[Pacemaker] PE ignores monitor failure of stonith:external/rackpdu

Dejan Muhamedagic dejanmm at fastmail.fm
Tue Nov 2 12:18:30 UTC 2010


Hi,

On Tue, Nov 02, 2010 at 01:09:02PM +0100, Pavlos Parissis wrote:
> On 2 November 2010 13:02, Dejan Muhamedagic <dejanmm at fastmail.fm> wrote:
> [...snip...]
> 
> >
> > > > Definitely not. If you do the monitor action from the command
> > > > line does that also return the unexpected exit code:
> > > >
> > >
> > > from the code I pasted you can see it returned 1.
> >
> > There is a difference. stonith-ng (stonithd) is a daemon that
> > runs a perl script (fencing_legacy) which invokes stonith which
> > then invokes the plugin. A problem can occur in any of these
> > components. It's important to find out where.
> >
> > > > # stonith -t external/rackpdu community="empisteftiko"
> > > > names_oid=".1.3.6.1.4.1.318.1.1.4.4.2.1.4" ... -lS
> > > >
> > > > Which pacemaker release do you run? I couldn't reproduce this
> > > > with a recent Pacemaker.
> > > >
> > >
> > > that it was on 1.1.3 and now I run 1.0.9.
> > > Do you want me to run the test on 1.0.9?
> >
> > Yes, please. 1.0.9 is still running the old, and well tested,
> > stonithd, so the result could be different.
> >
> >
> I have the pdu off because it stopped working anymore!

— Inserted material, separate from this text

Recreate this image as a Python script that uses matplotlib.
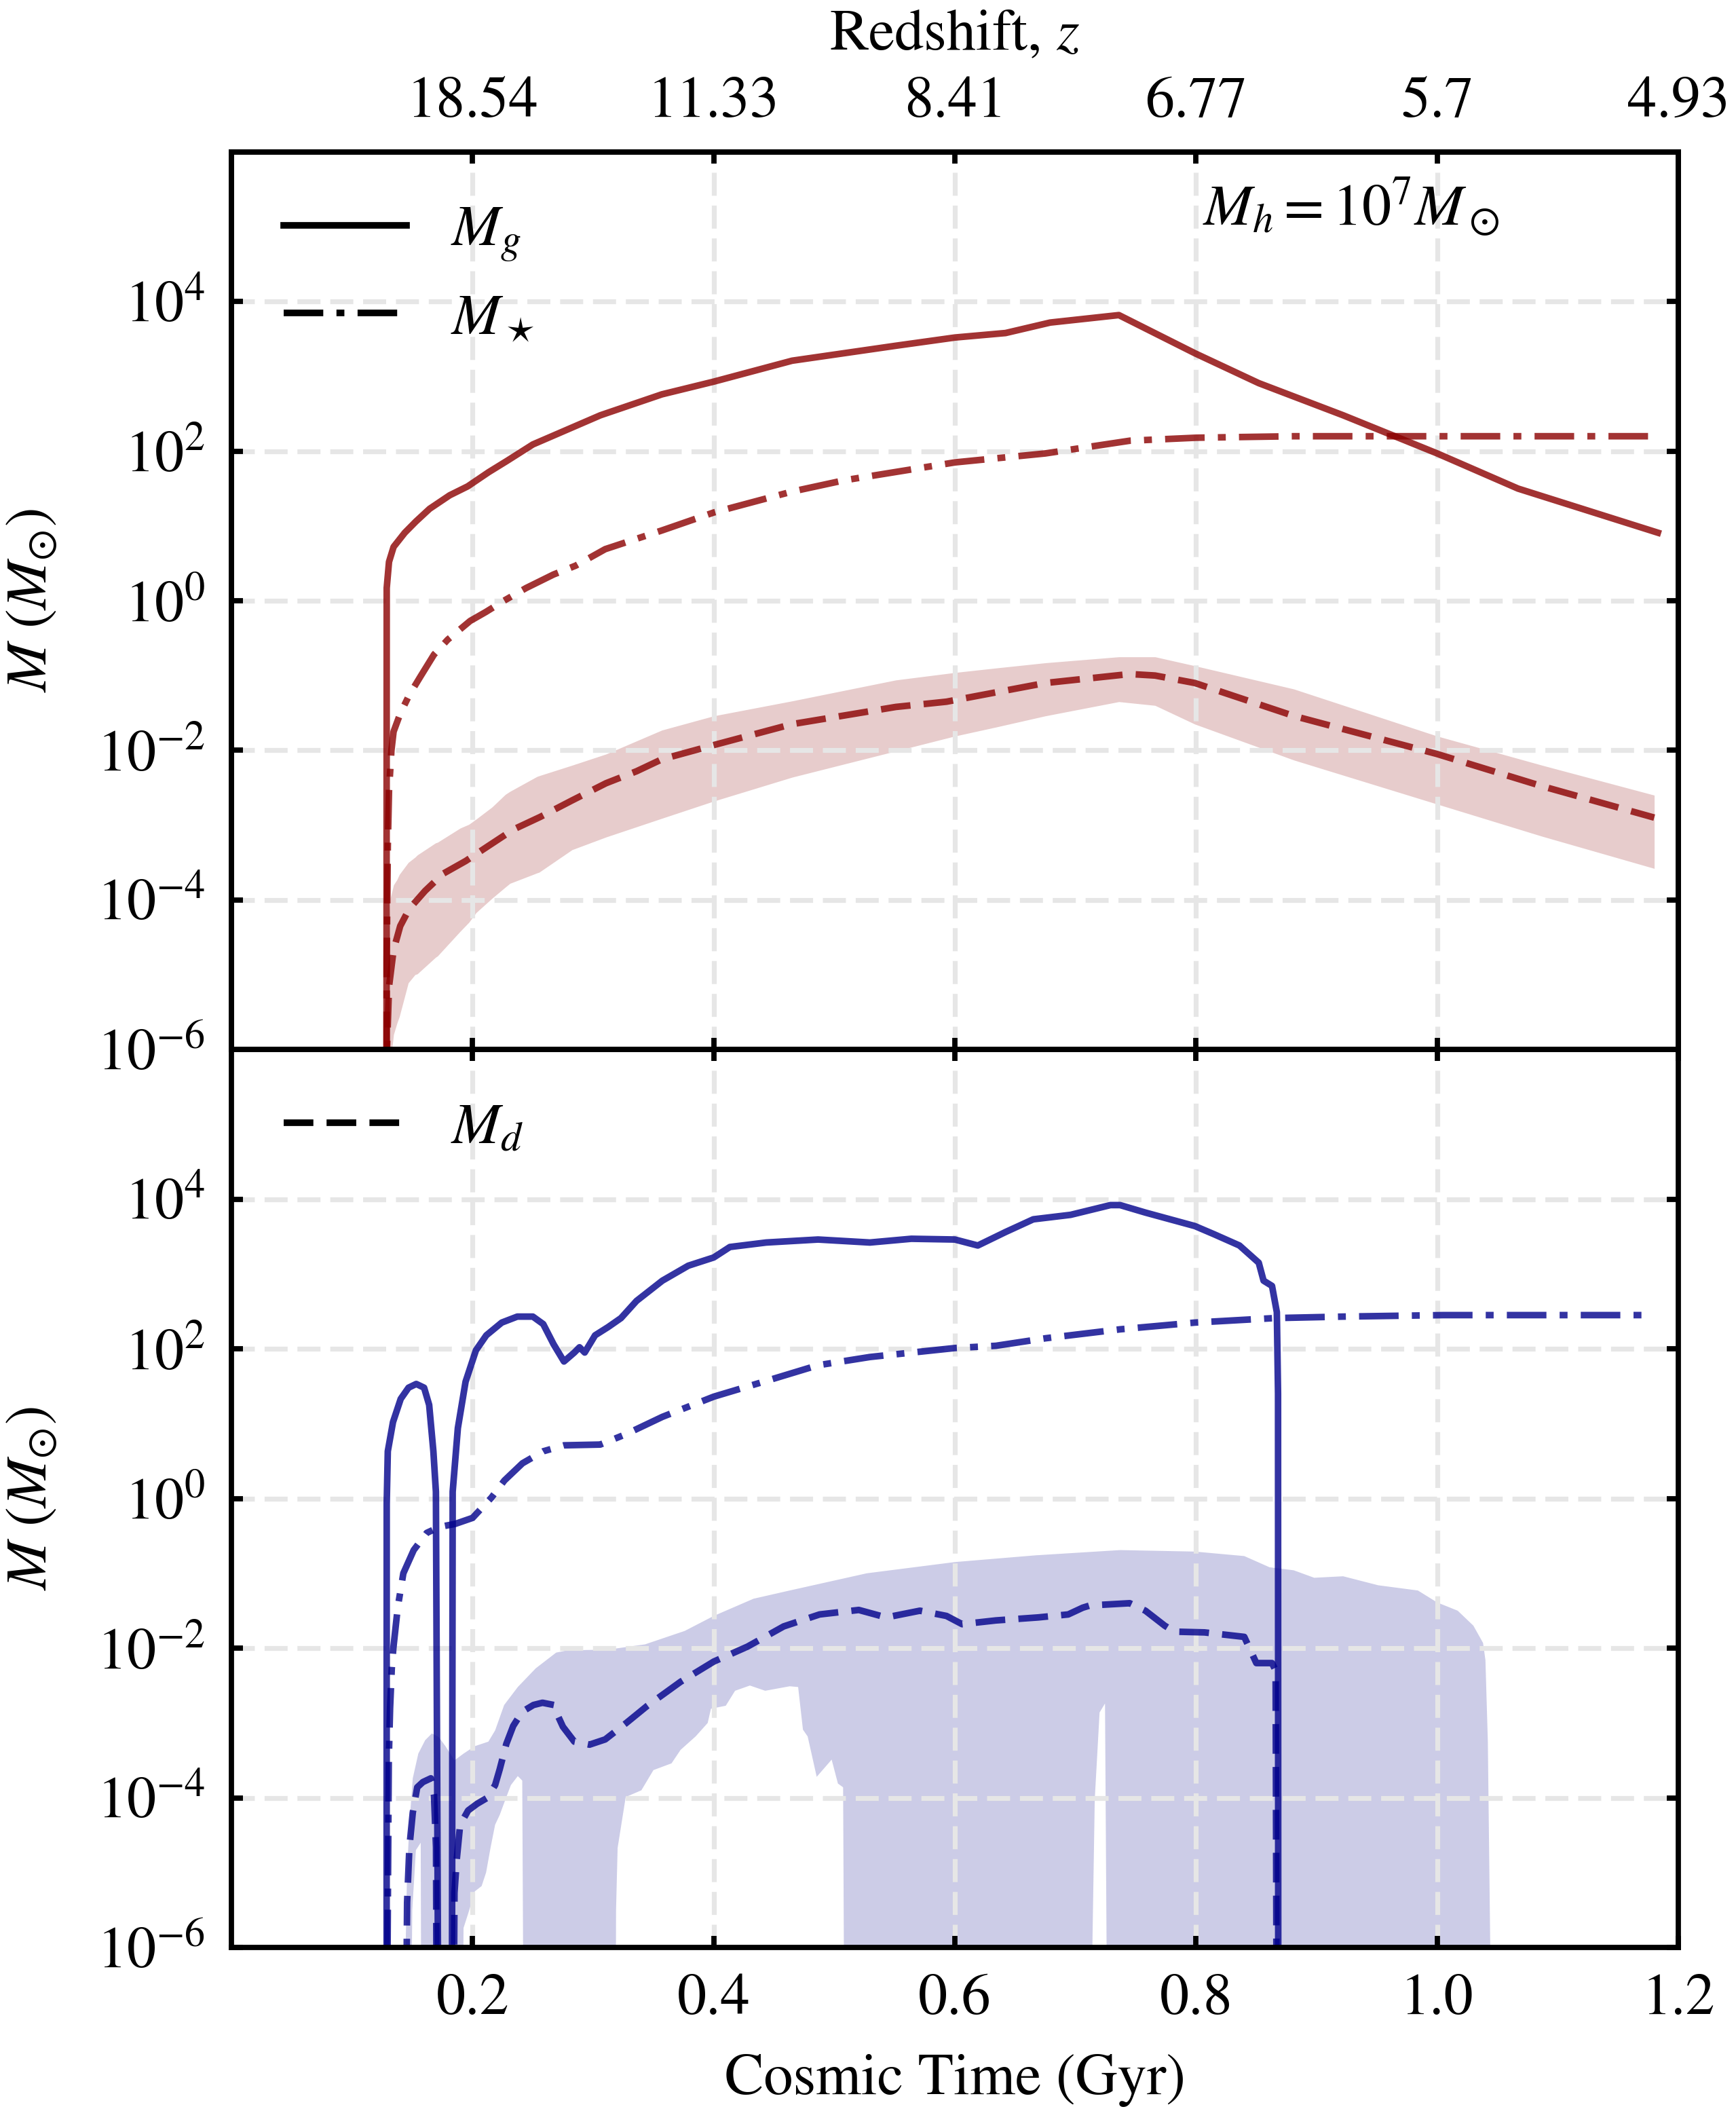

As a result the
> resource is stopped.
> But I did the test I see that even rackpdu returns 1 on status stonithd
> reports 256

Ah, I understand what's going on now. It's a bug in the interface
to external plugins which was exposed by stonith-ng. It has been
fixed in August. The fix is here (in hg.linux-ha.org/glue):

changeset:   2427:b7df127fc09e
user:        Dejan Muhamedagic <dejan at hello-penguin.com>
date:        Thu Aug 12 14:01:10 2010 +0200
summary:     High: stonith: external: interpret properly exit codes from external stonith plugins (bnc#630357)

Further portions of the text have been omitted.